— Written task —
Faithfully return all lines, omitting every embedded picture.

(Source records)
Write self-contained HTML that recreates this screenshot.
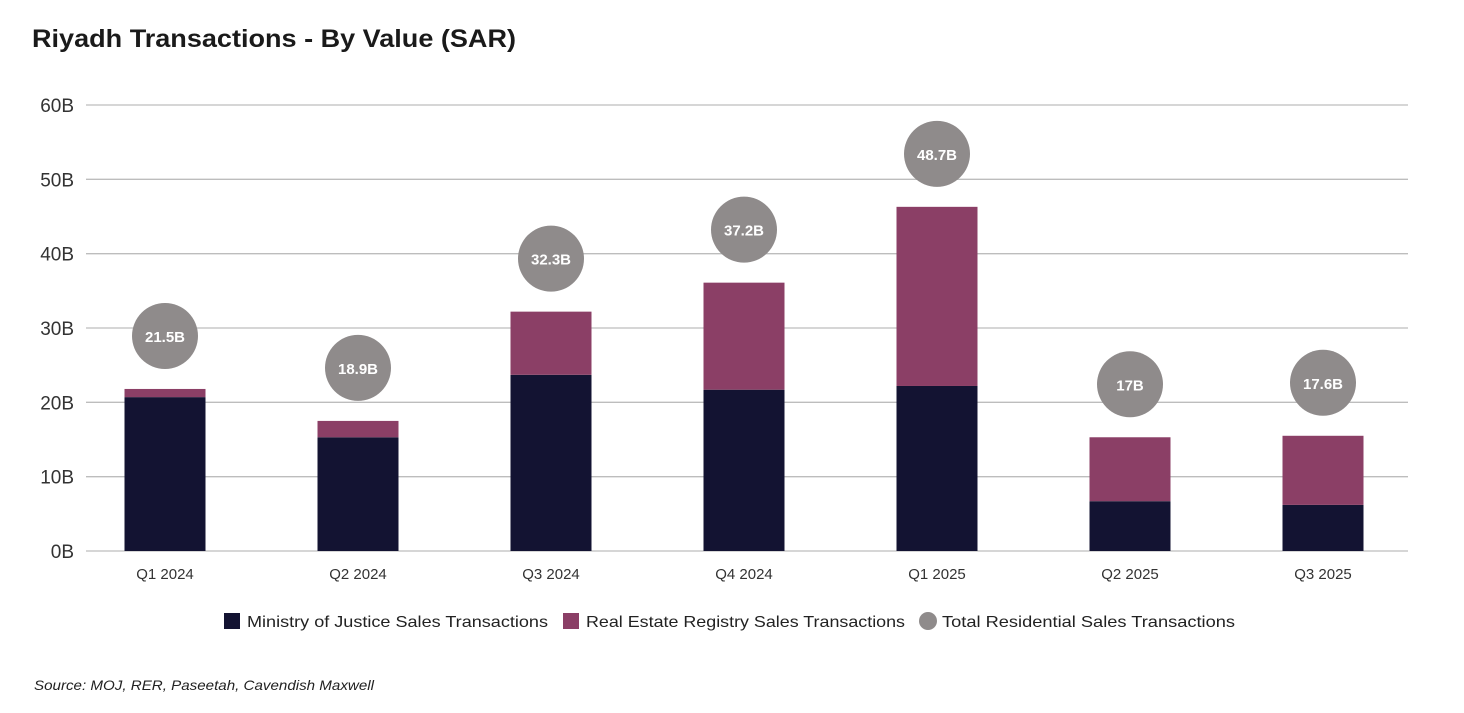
<!DOCTYPE html>
<html><head><meta charset="utf-8"><style>
body{margin:0;background:#fff;width:1464px;height:708px;overflow:hidden;font-family:"Liberation Sans",sans-serif}
</style></head><body>
<svg width="1464" height="708" xmlns="http://www.w3.org/2000/svg">
<text x="32" y="47" font-size="25" font-weight="bold" fill="#1a1a1a" textLength="484" lengthAdjust="spacingAndGlyphs">Riyadh Transactions - By Value (SAR)</text>
<g id="grid"></g><g id="bars"></g><g id="bubbles"></g>
<g font-size="16" fill="#222">
<rect x="224" y="613" width="16" height="16" fill="#131332"/>
<text x="247" y="627" textLength="301" lengthAdjust="spacingAndGlyphs">Ministry of Justice Sales Transactions</text>
<rect x="563" y="613" width="16" height="16" fill="#8b3f66"/>
<text x="586" y="627" textLength="319" lengthAdjust="spacingAndGlyphs">Real Estate Registry Sales Transactions</text>
<circle cx="928" cy="621" r="9" fill="#8f8b8b"/>
<text x="942" y="627" textLength="293" lengthAdjust="spacingAndGlyphs">Total Residential Sales Transactions</text>
</g>
<text x="34" y="690" font-size="14" font-style="italic" fill="#222" textLength="340" lengthAdjust="spacingAndGlyphs">Source: MOJ, RER, Paseetah, Cavendish Maxwell</text>
</svg>
<script>
const categories=["Q1 2024","Q2 2024","Q3 2024","Q4 2024","Q1 2025","Q2 2025","Q3 2025"];
const mojValues=[20.7,15.3,23.7,21.7,22.2,6.7,6.2];
const rerValues=[1.1,2.2,8.5,14.4,24.1,8.6,9.3];
const totalLabels=["21.5B","18.9B","32.3B","37.2B","48.7B","17B","17.6B"];
const yTicks=[0,10,20,30,40,50,60];
const NS="http://www.w3.org/2000/svg";
const y0=551,yTop=105,maxV=60;
const y=v=>y0-(y0-yTop)*v/maxV;
const band=193,left=68.5,bw=81;
const xc=i=>left+band*(i+0.5);
function mk(tag,attrs,parent,txt){const e=document.createElementNS(NS,tag);for(const k in attrs)e.setAttribute(k,attrs[k]);if(txt!==undefined)e.textContent=txt;parent.appendChild(e);return e;}
const grid=document.getElementById('grid'),bars=document.getElementById('bars'),bub=document.getElementById('bubbles');
yTicks.forEach(t=>{
 const l=mk('line',{x1:86,x2:1408,y1:y(t),y2:y(t),stroke:'#bdbdbd','stroke-width':1.3},grid);
 
 
 const tx=mk('text',{x:74,y:y(t)+7,'text-anchor':'end','font-size':19,fill:'#333'},grid,t+'B');
 
 
});
categories.forEach((c,i)=>{
 const m=mojValues[i],r=rerValues[i];
 const b1=mk('rect',{x:xc(i)-bw/2,y:y(m),width:bw,height:y0-y(m),fill:'#131332'},bars);
 
 
 const b2=mk('rect',{x:xc(i)-bw/2,y:y(m+r),width:bw,height:y(m)-y(m+r),fill:'#8b3f66'},bars);
 
 
 const xl=mk('text',{x:xc(i),y:579,'text-anchor':'middle','font-size':15,fill:'#333'},bars,c);
 
 
 const cy=y(m+r)-53;
 const ci=mk('circle',{cx:xc(i),cy:cy,r:33,fill:'#8f8b8b'},bub);
 
 
 const lt=mk('text',{x:xc(i),y:cy+6,'text-anchor':'middle','font-size':15,'font-weight':'bold',fill:'#fff'},bub,totalLabels[i]);
 
 
});
</script>
</body></html>
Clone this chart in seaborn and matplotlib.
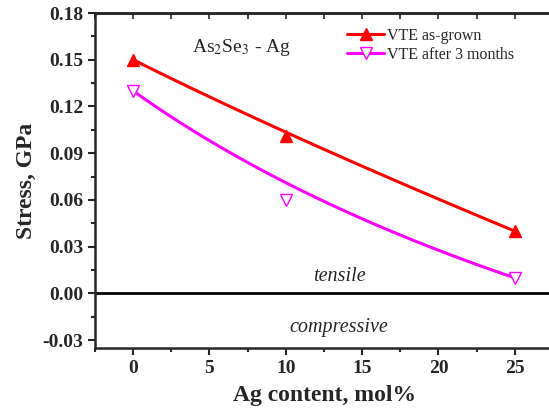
import numpy as np
import matplotlib
matplotlib.use("Agg")
import matplotlib.pyplot as plt
import seaborn as sns
from matplotlib.ticker import MultipleLocator

ag = [0, 10, 25]
as_grown = [0.150, 0.101, 0.040]
after_3m = [0.130, 0.060, 0.010]

sns.set_style("ticks")
plt.rcParams["font.family"] = ["Liberation Serif", "DejaVu Serif"]
plt.rcParams["mathtext.fontset"] = "stix"


def bspline(x, y, n=100):
    # Origin-like B-spline connection through three control points
    t = np.linspace(0, 1, n)
    x = np.asarray(x, float)
    y = np.asarray(y, float)
    bx = (1 - t) ** 2 * x[0] + 2 * t * (1 - t) * x[1] + t ** 2 * x[2]
    by = (1 - t) ** 2 * y[0] + 2 * t * (1 - t) * y[1] + t ** 2 * y[2]
    return bx, by


fig = plt.figure(figsize=(5.49, 4.16), dpi=100)
ax = fig.add_axes([95 / 549, 68 / 416, 1 - 95 / 549 + 0.01, 335 / 416])

cx, cy = bspline(ag, as_grown)
sns.lineplot(x=cx, y=cy, ax=ax, color="red", lw=2.2, sort=False)
cx, cy = bspline(ag, after_3m)
sns.lineplot(x=cx, y=cy, ax=ax, color="magenta", lw=2.2, sort=False)

ax.plot(ag, as_grown, ls="none", marker="^", ms=9, color="red", mec="red")
ax.plot(ag, after_3m, ls="none", marker="v", ms=9, mfc="white", mec="magenta", mew=1.0)

# legend proxies
ax.plot([], [], color="red", lw=2.2, marker="^", ms=9, label="VTE as-grown")
ax.plot([], [], color="magenta", lw=2.2, marker="v", ms=9, mfc="white",
        mec="magenta", mew=1.0, label="VTE after 3 months")
h, l = ax.get_legend_handles_labels()
ax.legend(h[-2:], l[-2:], loc="upper left", bbox_to_anchor=(0.535, 0.975),
          frameon=False, fontsize=11.5, handlelength=2.3, handletextpad=0.2,
          labelspacing=0.2, borderaxespad=0)

ax.axhline(0, color="black", lw=2)

ax.text(7.1, 0.158, r"As$_2$Se$_3$ - Ag", ha="center", va="center", fontsize=14)
ax.text(13.5, 0.011, "tensile", ha="center", va="center", fontsize=14.5, style="italic")
ax.text(13.5, -0.022, "compressive", ha="center", va="center", fontsize=14.5, style="italic")

ax.set_xlim(-2.5, 27.6)
ax.set_ylim(-0.035, 0.18)
ax.xaxis.set_major_locator(MultipleLocator(5))
ax.xaxis.set_minor_locator(MultipleLocator(2.5))
ax.yaxis.set_major_locator(MultipleLocator(0.03))
ax.yaxis.set_minor_locator(MultipleLocator(0.015))
ax.yaxis.set_major_formatter(plt.FuncFormatter(lambda v, p: f"{v:.2f}"))

for s in ax.spines.values():
    s.set_linewidth(1.8)
ax.spines["right"].set_visible(False)

ax.tick_params(which="both", width=1.5, direction="out", top=False, right=False)
ax.tick_params(which="major", length=5, labelsize=14)
ax.tick_params(which="minor", length=3)
for lab in ax.get_xticklabels() + ax.get_yticklabels():
    lab.set_fontweight("bold")

top = ax.secondary_xaxis("top")
top.xaxis.set_major_locator(MultipleLocator(2.5))
top.tick_params(direction="in", length=4, width=1.2, labeltop=False)
top.spines["top"].set_linewidth(1.8)

ax.set_xlabel("Ag content, mol%", fontsize=17, fontweight="bold", labelpad=6)
ax.set_ylabel("Stress, GPa", fontsize=17, fontweight="bold", labelpad=4)

fig.savefig("out.png", dpi=100)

— The response —
Write self-contained HTML that recreates this screenshot.
<!DOCTYPE html>
<html><head><meta charset="utf-8"><style>
body{margin:0;background:#fff;width:1464px;height:708px;overflow:hidden;font-family:"Liberation Sans",sans-serif}
</style></head><body>
<svg width="1464" height="708" xmlns="http://www.w3.org/2000/svg">
<text x="32" y="47" font-size="25" font-weight="bold" fill="#1a1a1a" textLength="484" lengthAdjust="spacingAndGlyphs">Riyadh Transactions - By Value (SAR)</text>
<g id="grid"></g><g id="bars"></g><g id="bubbles"></g>
<g font-size="16" fill="#222">
<rect x="224" y="613" width="16" height="16" fill="#131332"/>
<text x="247" y="627" textLength="301" lengthAdjust="spacingAndGlyphs">Ministry of Justice Sales Transactions</text>
<rect x="563" y="613" width="16" height="16" fill="#8b3f66"/>
<text x="586" y="627" textLength="319" lengthAdjust="spacingAndGlyphs">Real Estate Registry Sales Transactions</text>
<circle cx="928" cy="621" r="9" fill="#8f8b8b"/>
<text x="942" y="627" textLength="293" lengthAdjust="spacingAndGlyphs">Total Residential Sales Transactions</text>
</g>
<text x="34" y="690" font-size="14" font-style="italic" fill="#222" textLength="340" lengthAdjust="spacingAndGlyphs">Source: MOJ, RER, Paseetah, Cavendish Maxwell</text>
</svg>
<script>
const categories=["Q1 2024","Q2 2024","Q3 2024","Q4 2024","Q1 2025","Q2 2025","Q3 2025"];
const mojValues=[20.7,15.3,23.7,21.7,22.2,6.7,6.2];
const rerValues=[1.1,2.2,8.5,14.4,24.1,8.6,9.3];
const totalLabels=["21.5B","18.9B","32.3B","37.2B","48.7B","17B","17.6B"];
const yTicks=[0,10,20,30,40,50,60];
const NS="http://www.w3.org/2000/svg";
const y0=551,yTop=105,maxV=60;
const y=v=>y0-(y0-yTop)*v/maxV;
const band=193,left=68.5,bw=81;
const xc=i=>left+band*(i+0.5);
function mk(tag,attrs,parent,txt){const e=document.createElementNS(NS,tag);for(const k in attrs)e.setAttribute(k,attrs[k]);if(txt!==undefined)e.textContent=txt;parent.appendChild(e);return e;}
const grid=document.getElementById('grid'),bars=document.getElementById('bars'),bub=document.getElementById('bubbles');
yTicks.forEach(t=>{
 const l=mk('line',{x1:86,x2:1408,y1:y(t),y2:y(t),stroke:'#bdbdbd','stroke-width':1.3},grid);
 
 
 const tx=mk('text',{x:74,y:y(t)+7,'text-anchor':'end','font-size':19,fill:'#333'},grid,t+'B');
 
 
});
categories.forEach((c,i)=>{
 const m=mojValues[i],r=rerValues[i];
 const b1=mk('rect',{x:xc(i)-bw/2,y:y(m),width:bw,height:y0-y(m),fill:'#131332'},bars);
 
 
 const b2=mk('rect',{x:xc(i)-bw/2,y:y(m+r),width:bw,height:y(m)-y(m+r),fill:'#8b3f66'},bars);
 
 
 const xl=mk('text',{x:xc(i),y:579,'text-anchor':'middle','font-size':15,fill:'#333'},bars,c);
 
 
 const cy=y(m+r)-53;
 const ci=mk('circle',{cx:xc(i),cy:cy,r:33,fill:'#8f8b8b'},bub);
 
 
 const lt=mk('text',{x:xc(i),y:cy+6,'text-anchor':'middle','font-size':15,'font-weight':'bold',fill:'#fff'},bub,totalLabels[i]);
 
 
});
</script>
</body></html>
Clone this chart in seaborn and matplotlib.
import numpy as np
import matplotlib
matplotlib.use("Agg")
import matplotlib.pyplot as plt
import seaborn as sns
from matplotlib.ticker import MultipleLocator

ag = [0, 10, 25]
as_grown = [0.150, 0.101, 0.040]
after_3m = [0.130, 0.060, 0.010]

sns.set_style("ticks")
plt.rcParams["font.family"] = ["Liberation Serif", "DejaVu Serif"]
plt.rcParams["mathtext.fontset"] = "stix"


def bspline(x, y, n=100):
    # Origin-like B-spline connection through three control points
    t = np.linspace(0, 1, n)
    x = np.asarray(x, float)
    y = np.asarray(y, float)
    bx = (1 - t) ** 2 * x[0] + 2 * t * (1 - t) * x[1] + t ** 2 * x[2]
    by = (1 - t) ** 2 * y[0] + 2 * t * (1 - t) * y[1] + t ** 2 * y[2]
    return bx, by


fig = plt.figure(figsize=(5.49, 4.16), dpi=100)
ax = fig.add_axes([95 / 549, 68 / 416, 1 - 95 / 549 + 0.01, 335 / 416])

cx, cy = bspline(ag, as_grown)
sns.lineplot(x=cx, y=cy, ax=ax, color="red", lw=2.2, sort=False)
cx, cy = bspline(ag, after_3m)
sns.lineplot(x=cx, y=cy, ax=ax, color="magenta", lw=2.2, sort=False)

ax.plot(ag, as_grown, ls="none", marker="^", ms=9, color="red", mec="red")
ax.plot(ag, after_3m, ls="none", marker="v", ms=9, mfc="white", mec="magenta", mew=1.0)

# legend proxies
ax.plot([], [], color="red", lw=2.2, marker="^", ms=9, label="VTE as-grown")
ax.plot([], [], color="magenta", lw=2.2, marker="v", ms=9, mfc="white",
        mec="magenta", mew=1.0, label="VTE after 3 months")
h, l = ax.get_legend_handles_labels()
ax.legend(h[-2:], l[-2:], loc="upper left", bbox_to_anchor=(0.535, 0.975),
          frameon=False, fontsize=11.5, handlelength=2.3, handletextpad=0.2,
          labelspacing=0.2, borderaxespad=0)

ax.axhline(0, color="black", lw=2)

ax.text(7.1, 0.158, r"As$_2$Se$_3$ - Ag", ha="center", va="center", fontsize=14)
ax.text(13.5, 0.011, "tensile", ha="center", va="center", fontsize=14.5, style="italic")
ax.text(13.5, -0.022, "compressive", ha="center", va="center", fontsize=14.5, style="italic")

ax.set_xlim(-2.5, 27.6)
ax.set_ylim(-0.035, 0.18)
ax.xaxis.set_major_locator(MultipleLocator(5))
ax.xaxis.set_minor_locator(MultipleLocator(2.5))
ax.yaxis.set_major_locator(MultipleLocator(0.03))
ax.yaxis.set_minor_locator(MultipleLocator(0.015))
ax.yaxis.set_major_formatter(plt.FuncFormatter(lambda v, p: f"{v:.2f}"))

for s in ax.spines.values():
    s.set_linewidth(1.8)
ax.spines["right"].set_visible(False)

ax.tick_params(which="both", width=1.5, direction="out", top=False, right=False)
ax.tick_params(which="major", length=5, labelsize=14)
ax.tick_params(which="minor", length=3)
for lab in ax.get_xticklabels() + ax.get_yticklabels():
    lab.set_fontweight("bold")

top = ax.secondary_xaxis("top")
top.xaxis.set_major_locator(MultipleLocator(2.5))
top.tick_params(direction="in", length=4, width=1.2, labeltop=False)
top.spines["top"].set_linewidth(1.8)

ax.set_xlabel("Ag content, mol%", fontsize=17, fontweight="bold", labelpad=6)
ax.set_ylabel("Stress, GPa", fontsize=17, fontweight="bold", labelpad=4)

fig.savefig("out.png", dpi=100)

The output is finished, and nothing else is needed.